The tornado claimed one life in Celina, Ohio when a parked car was blown into the home of 82-year-old Melvin Dale Hanna, killing him. The AP quoted Celina Mayor Jeffrey Hazel saying, “There’s areas that truly look like a war zone.” In nearby communities, damage to schools canceled classes and more than 50,000 residents in the Dayton area lost power. On the same night, another tornado hit Pendleton and Huntsville, Indiana, damaging at least 75 homes, as reported by the AP.

The severe weather continued the following day, May 28, when a storm on outskirts of Kansas City caused a tornado that damaged homes and left at least 12 people injured, according to the AP. Earlier in the holiday weekend, on May 25, an EF3 tornado ripped through El Reno, Oklahoma just outside Oklahoma City, killing two people and injuring 29 others, according to ABC News. The tornado leveled a hotel and trailer park and left a 2.2-mile trail of destruction that was 75 yards across at its widest point. Just a few days before that, ABC News reports that tornadoes swept through Missouri as well, killing three people in Golden City, Missouri on May 22 and causing extensive damage but no fatalities in Jefferson City.

According to CNN, there is usually an average of 276 tornado reports in the month of May.

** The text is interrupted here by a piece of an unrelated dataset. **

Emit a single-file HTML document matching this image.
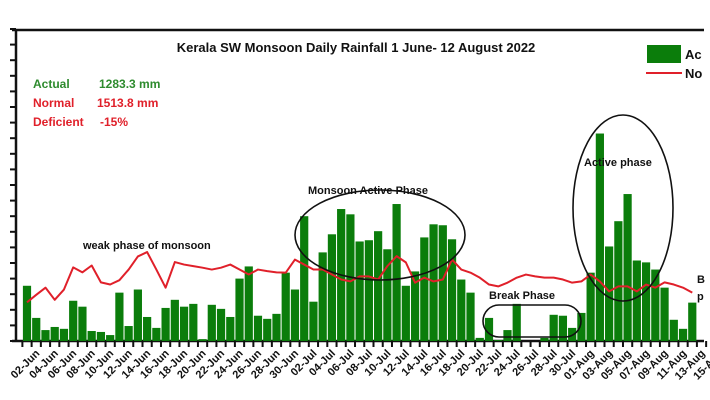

This May saw more than 460 reports. The intense tornado activity in May was the result of a weather pattern that created a perfect storm for tornado conditions.

A particularly strong jet stream stalled over the Plains and Midwest during the last two weeks of May. This stream of fast-moving air lingers at the top of the atmosphere, separating areas of cold air from warm air, and this creates the wind shear and volatile conditions necessary for strong thunderstorms and tornadoes to develop, according to CNN.

Tornado-producing jet streams are not uncommon this time of year, but they usually move across the country quickly, producing a few days of storms before dissipating. May’s strong jet stream lasted longer than usual and held its position over the central U.S., bringing day after day of storms, tornados, and flooding to the same hard-hit areas, including Kansas, Oklahoma, and Missouri, according to CNN and other sources. Most of these areas are still assessing the damage, but it is safe to say that widespread recovery and restoration efforts will be needed in the coming months.